GCE Auto Scaling
GCP GCE Auto Scaling is a feature that allows you to automatically adjust the number of Compute Engine instances running in a managed instance group based on changes in traffic or other application-specific metrics. This helps you ensure that you have enough resources available to handle traffic spikes or increased demand for your application while minimizing costs during periods of low demand.
Auto Scaling can be configured to scale instances either vertically or horizontally. Vertical scaling involves adding more resources to an existing instance, such as increasing its CPU or RAM, while horizontal scaling involves adding or removing instances from a managed instance group.
There are several components to GCP GCE Auto Scaling:
- Managed instance groups: A collection of homogeneous instances managed as a single entity and scaled up or down as needed.

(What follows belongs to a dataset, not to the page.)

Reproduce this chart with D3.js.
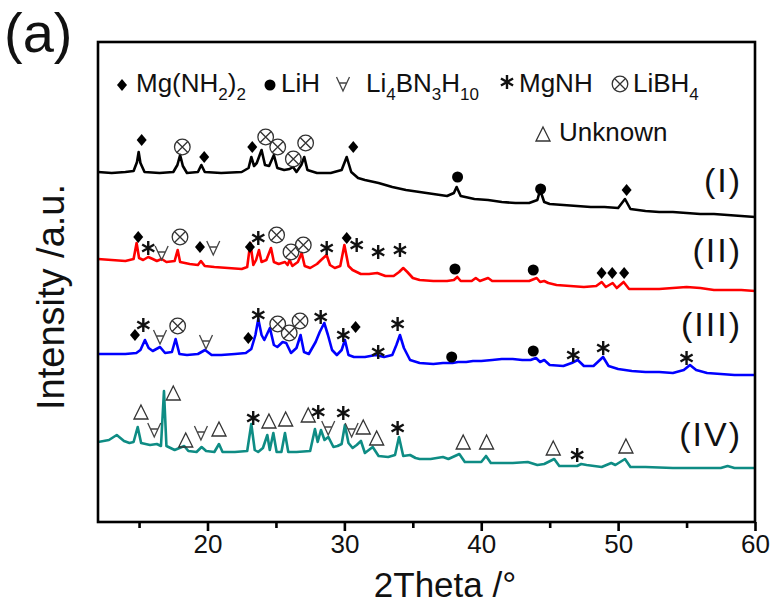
<!DOCTYPE html>
<html><head><meta charset="utf-8">
<script src="https://cdn.jsdelivr.net/npm/d3@7"></script>
<style>body{margin:0;background:#fff}svg text{font-family:Arial,"Liberation Sans",sans-serif}</style>
</head><body><svg id="c" width="774" height="606"></svg>
<script>
// [2theta, intensity a.u.]
const traceI=[[12.0,350],[13.0,349],[14.0,350],[14.6,351],[14.85,360],[14.97,370],[15.1,359],[15.4,350],[16.5,349],[17.5,350],[17.8,357],[18.0,367],[18.2,356],[18.5,349],[19.3,350],[19.55,357],[19.8,350],[21.0,349],[22.5,350],[23.0,354],[23.2,365],[23.4,356],[23.6,359],[23.95,372],[24.2,357],[24.5,356],[24.85,367],[25.1,354],[25.6,352],[26.0,353],[26.25,355],[26.5,350],[26.85,357],[27.07,365],[27.3,352],[28.0,349],[29.0,349],[29.8,352],[30.17,365],[30.5,350],[31.0,344],[31.5,342],[32.5,339],[33.5,335],[34.5,332],[35.5,330],[36.5,328],[37.5,326],[38.0,329],[38.2,335],[38.5,326],[39.5,323],[40.5,322],[41.5,320],[42.5,319],[43.5,319],[44.1,322],[44.3,332],[44.6,320],[45.0,318],[46.0,317],[47.0,316],[48.0,315],[49.0,315],[50.0,314],[50.5,323],[50.9,313],[52.0,311],[53.0,310],[54.0,310],[55.0,309],[56.0,308],[57.0,308],[58.0,307],[59.0,306],[60.0,305]];
const traceII=[[12.0,263],[13.0,262],[14.0,261],[14.6,263],[14.82,279],[15.0,264],[15.3,262],[15.67,265],[16.0,263],[16.3,261],[16.65,263],[17.0,260],[17.6,261],[17.82,272],[18.0,260],[18.7,258],[19.3,257],[19.52,261],[19.8,256],[20.5,255],[21.5,254],[22.5,253],[22.9,255],[23.13,279],[23.35,257],[23.55,262],[23.76,272],[23.95,260],[24.3,262],[24.64,274],[24.85,260],[25.2,258],[25.66,260],[25.85,257],[26.0,262],[26.2,256],[26.6,260],[26.88,269],[27.1,256],[27.5,254],[28.0,258],[28.3,262],[28.7,267],[28.95,257],[29.3,254],[29.7,256],[30.0,277],[30.3,256],[30.6,252],[31.2,248],[31.8,248],[32.4,249],[33.0,246],[33.6,246],[34.0,250],[34.3,254],[34.6,250],[35.0,244],[35.5,242],[36.5,241],[37.5,241],[38.0,242],[38.25,245],[38.5,241],[39.3,241],[39.6,244],[39.9,241],[40.5,244],[40.8,241],[41.5,241],[42.5,241],[43.5,241],[44.05,244],[44.3,240],[44.6,241],[44.9,239],[45.5,237],[46.5,236],[47.5,235],[48.4,236],[48.8,240],[49.1,235],[49.6,239],[49.9,234],[50.4,240],[50.8,233],[52.0,233],[53.0,233],[54.0,234],[55.0,235],[56.0,234],[57.0,232],[58.0,232],[59.0,232],[60.0,231]];
const traceIII=[[12.0,168],[13.0,168],[14.0,168],[14.8,169],[15.1,172],[15.43,182],[15.7,174],[16.0,171],[16.53,175],[16.9,169],[17.4,170],[17.67,183],[17.95,168],[18.5,167],[19.3,168],[19.82,172],[20.3,167],[21.0,167],[22.0,168],[22.8,169],[23.2,173],[23.5,187],[23.71,203],[23.95,187],[24.15,182],[24.56,194],[24.85,177],[25.1,175],[25.49,180],[25.75,179],[26.1,169],[26.5,174],[26.8,187],[27.05,170],[27.4,168],[27.9,180],[28.2,190],[28.53,199],[28.8,187],[29.1,172],[29.45,167],[29.8,172],[30.04,182],[30.3,167],[30.7,165],[31.5,165],[32.3,167],[32.9,165],[33.5,167],[33.8,177],[34.06,187],[34.35,174],[34.8,162],[35.5,159],[36.5,158],[37.2,159],[37.9,159],[38.3,160],[38.9,160],[39.4,161],[40.0,161],[40.8,162],[41.5,163],[42.3,163],[43.0,162],[43.6,162],[44.0,164],[44.3,160],[44.6,162],[45.0,157],[46.0,156],[46.6,159],[47.05,162],[47.5,156],[48.2,156],[48.9,165],[49.3,156],[50.0,153],[51.0,151],[52.0,150],[53.0,150],[54.0,149],[54.8,152],[55.25,157],[55.7,152],[56.5,149],[57.5,148],[58.5,147],[60.0,147]];
const traceIV=[[12.0,80],[12.8,82],[13.37,87],[13.9,81],[14.3,79],[14.6,80],[14.9,95],[15.15,79],[15.8,77],[16.3,78],[16.6,76],[16.82,131],[17.0,76],[17.6,72],[18.3,76],[18.6,71],[19.2,70],[19.57,75],[19.9,71],[20.5,70],[20.84,78],[21.1,70],[22.0,70],[22.9,71],[23.2,98],[23.45,72],[23.7,70],[24.05,74],[24.37,87],[24.55,72],[24.81,89],[25.05,70],[25.4,70],[25.66,89],[25.9,70],[26.5,70],[27.5,71],[27.85,93],[28.05,80],[28.29,92],[28.55,82],[28.83,85],[29.2,75],[29.5,76],[29.8,78],[30.04,97],[30.3,79],[30.6,74],[30.9,77],[31.21,81],[31.5,69],[32.07,75],[32.5,66],[33.2,65],[33.7,67],[33.99,85],[34.3,66],[34.8,67],[35.2,64],[35.5,63],[36.3,63],[37.2,65],[37.6,63],[38.4,68],[38.8,60],[40.0,60],[40.35,66],[40.7,59],[42.3,59],[43.4,60],[44.1,57],[44.6,58],[45.33,63],[45.7,56],[47.0,56],[47.3,58],[47.7,57],[48.8,55],[49.5,59],[49.8,57],[50.5,63],[50.9,55],[52.0,55],[54.0,54],[56.0,54],[57.5,54],[58.0,56],[58.5,54],[60.0,54]];

// phase markers [2theta, intensity, phase]  M=Mg(NH2)2 L=LiH A=Li4BN3H10 N=MgNH B=LiBH4 U=Unknown
const peaksI=[[15.19,382,"M"],[18.16,375,"B"],[19.76,365,"M"],[23.27,375,"M"],[24.25,385,"B"],[25.13,375,"B"],[26.27,363,"B"],[27.17,379,"B"],[30.65,375,"M"],[38.27,345,"L"],[44.34,333,"L"],[50.62,332,"M"]];
const peaksII=[[14.94,285,"M"],[15.67,274,"N"],[16.65,269,"A"],[17.99,285,"B"],[19.45,275,"M"],[20.42,274,"A"],[23.10,275,"M"],[23.71,284,"N"],[25.05,287,"B"],[26.10,270,"B"],[27.00,277,"B"],[28.71,274,"N"],[30.17,284,"M"],[30.90,277,"N"],[32.47,270,"N"],[34.06,272,"N"],[38.08,253,"L"],[43.80,252,"L"],[48.79,249,"M"],[49.57,249,"M"],[50.44,249,"M"]];
const peaksIII=[[14.70,187,"M"],[15.31,197,"N"],[16.53,185,"A"],[17.82,196,"B"],[19.89,180,"A"],[22.98,184,"M"],[23.71,207,"N"],[25.13,198,"B"],[25.97,189,"B"],[26.76,201,"B"],[28.27,205,"N"],[29.92,187,"N"],[30.82,195,"M"],[32.47,170,"N"],[33.89,198,"N"],[37.84,165,"L"],[43.80,171,"L"],[46.72,167,"N"],[48.91,174,"N"],[55.00,164,"N"]];
const peaksIV=[[15.14,110,"U"],[16.11,92,"A"],[17.50,129,"U"],[18.41,82,"U"],[19.52,89,"A"],[20.84,93,"U"],[23.34,104,"N"],[24.49,101,"U"],[25.71,103,"U"],[27.36,107,"U"],[28.09,110,"N"],[28.82,94,"A"],[29.92,109,"N"],[30.53,92,"A"],[31.38,95,"U"],[32.36,84,"U"],[33.89,94,"N"],[38.68,80,"U"],[40.39,80,"U"],[45.26,74,"U"],[47.01,67,"N"],[50.57,76,"U"]];

const traceNames=["(I)","(II)","(III)","(IV)"];
const traceColors=["#000000","#ff0000","#0000ff","#0e8c84"];
const xTicks=[20,30,40,50,60];
const xMinorTicks=[15,25,35,45,55];

const svg=d3.select("#c");
const L=98,R=755,T=42,B=522;
const x=d3.scaleLinear().domain([12,60]).range([L,R]);
const y=d3.scaleLinear().domain([0,480]).range([B,T]);

const traces=[traceI,traceII,traceIII,traceIV];
const peaks=[peaksI,peaksII,peaksIII,peaksIV];
const line=d3.line().x(d=>x(d[0])).y(d=>y(d[1]));
svg.append("clipPath").attr("id","pc").append("rect").attr("x",L).attr("y",T).attr("width",R-L).attr("height",B-T);
traces.forEach((t,i)=>{
  svg.append("path").datum(t).attr("d",line).attr("fill","none").attr("stroke",traceColors[i])
    .attr("stroke-width",2.6).attr("stroke-linejoin","round").attr("clip-path","url(#pc)");
});

function drawMarker(g,type,cx,cy){
  const k="#000";
  if(type==="M"){
    g.append("path").attr("d",`M${cx},${cy-6}L${cx+5},${cy}L${cx},${cy+6}L${cx-5},${cy}Z`).attr("fill",k);
  }else if(type==="L"){
    g.append("circle").attr("cx",cx).attr("cy",cy).attr("r",5.5).attr("fill",k);
  }else if(type==="B"){
    g.append("circle").attr("cx",cx).attr("cy",cy).attr("r",7.8).attr("fill","none").attr("stroke","#333").attr("stroke-width",1.3);
    const d=5.5;
    g.append("path").attr("d",`M${cx-d},${cy-d}L${cx+d},${cy+d}M${cx+d},${cy-d}L${cx-d},${cy+d}`).attr("stroke","#333").attr("stroke-width",1.3);
  }else if(type==="N"){
    const r=7;let p="";
    [90,30,150].forEach(a=>{const ra=a*Math.PI/180;p+=`M${cx-r*Math.cos(ra)},${cy-r*Math.sin(ra)}L${cx+r*Math.cos(ra)},${cy+r*Math.sin(ra)}`;});
    g.append("path").attr("d",p).attr("stroke","#111").attr("stroke-width",2.4).attr("stroke-linecap","butt");
  }else if(type==="A"){
    g.append("path").attr("d",`M${cx-6.5},${cy-7}L${cx},${cy+7}L${cx+6.5},${cy-7}M${cx-3.6},${cy-1}L${cx+3.6},${cy-1}`)
      .attr("fill","none").attr("stroke","#444").attr("stroke-width",1.3);
  }else if(type==="U"){
    g.append("path").attr("d",`M${cx},${cy-7}L${cx+7},${cy+7}L${cx-7},${cy+7}Z`).attr("fill","none").attr("stroke","#333").attr("stroke-width",1.3);
  }
}
const mg=svg.append("g");
peaks.forEach(p=>p.forEach(d=>drawMarker(mg,d[2],x(d[0]),y(d[1]))));

// frame
svg.append("rect").attr("x",L).attr("y",T).attr("width",R-L).attr("height",B-T).attr("fill","none").attr("stroke","#000").attr("stroke-width",2.6);
// x axis
const xa=svg.append("g").attr("transform",`translate(0,${B})`).call(d3.axisBottom(x).tickValues(xTicks).tickSize(9).tickPadding(4).tickFormat(d3.format("d")));
xa.select(".domain").remove();
xa.selectAll("line").attr("stroke-width",2.6);
xa.selectAll("text").attr("font-size",26).attr("font-family","Arial,'Liberation Sans',sans-serif").attr("fill","#111");
const xm=svg.append("g").attr("transform",`translate(0,${B})`).call(d3.axisBottom(x).tickValues(xMinorTicks).tickSize(6).tickFormat(""));
xm.select(".domain").remove();
xm.selectAll("line").attr("stroke-width",2.6);

svg.append("text").attr("x",445).attr("y",597).attr("text-anchor","middle").attr("font-size",35).attr("fill","#111").text("2Theta /°");
svg.append("text").attr("transform","translate(64,297) rotate(-90)").attr("text-anchor","middle").attr("font-size",38).attr("fill","#111").text("Intensity /a.u.");
svg.append("text").attr("x",4).attr("y",52).attr("font-size",56).attr("fill","#111").text("(a)");

// trace labels
const labelBottoms=[192,262,336,446];
traceNames.forEach((n,i)=>svg.append("text").attr("x",742).attr("y",labelBottoms[i]).attr("text-anchor","end").attr("font-size",34).attr("letter-spacing",2).attr("fill","#111").text(n));

// legend
const lg=svg.append("g").attr("font-size",26).attr("fill","#111");
drawMarker(lg,"M",122,85);
let t=lg.append("text").attr("x",136).attr("y",92);
t.append("tspan").text("Mg(NH");t.append("tspan").attr("font-size",17).attr("dy",8).text("2");t.append("tspan").attr("dy",-8).text(")");t.append("tspan").attr("font-size",17).attr("dy",8).text("2");
drawMarker(lg,"L",270,85);
lg.append("text").attr("x",281).attr("y",92).text("LiH");
drawMarker(lg,"A",343,84);
t=lg.append("text").attr("x",366).attr("y",92);
t.append("tspan").text("Li");t.append("tspan").attr("font-size",17).attr("dy",8).text("4");t.append("tspan").attr("dy",-8).text("BN");t.append("tspan").attr("font-size",17).attr("dy",8).text("3");t.append("tspan").attr("dy",-8).text("H");t.append("tspan").attr("font-size",17).attr("dy",8).text("10");
drawMarker(lg,"N",507,82);
lg.append("text").attr("x",519).attr("y",92).text("MgNH");
drawMarker(lg,"B",620,84);
t=lg.append("text").attr("x",633).attr("y",92);
t.append("tspan").text("LiBH");t.append("tspan").attr("font-size",17).attr("dy",8).text("4");
drawMarker(lg,"U",543,134);
lg.append("text").attr("x",559).attr("y",141).text("Unknown");
</script></body></html>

- Autoscaling policy: The rules and criteria used to determine when to add or remove instances from a managed instance group. This can be based on various metrics, such as CPU utilization, network traffic, or queue size.
- Autoscaling cool-down period: The amount of time to wait before making additional scaling changes after an autoscaling event has occurred. This helps prevent unnecessary scaling actions and reduces costs.
- Autoscaling thresholds: The minimum and maximum number of instances that can be in a managed instance group, as well as the target CPU utilization level.
By using GCP GCE Auto Scaling, you can improve your applications’ availability and reliability while optimizing your costs and reducing the need for manual intervention.
GCP GCE – Auto Scaling
Autoscaled managed instance groups are useful if you need many machines configured the same way and you want to add or remove instances based on need automatically.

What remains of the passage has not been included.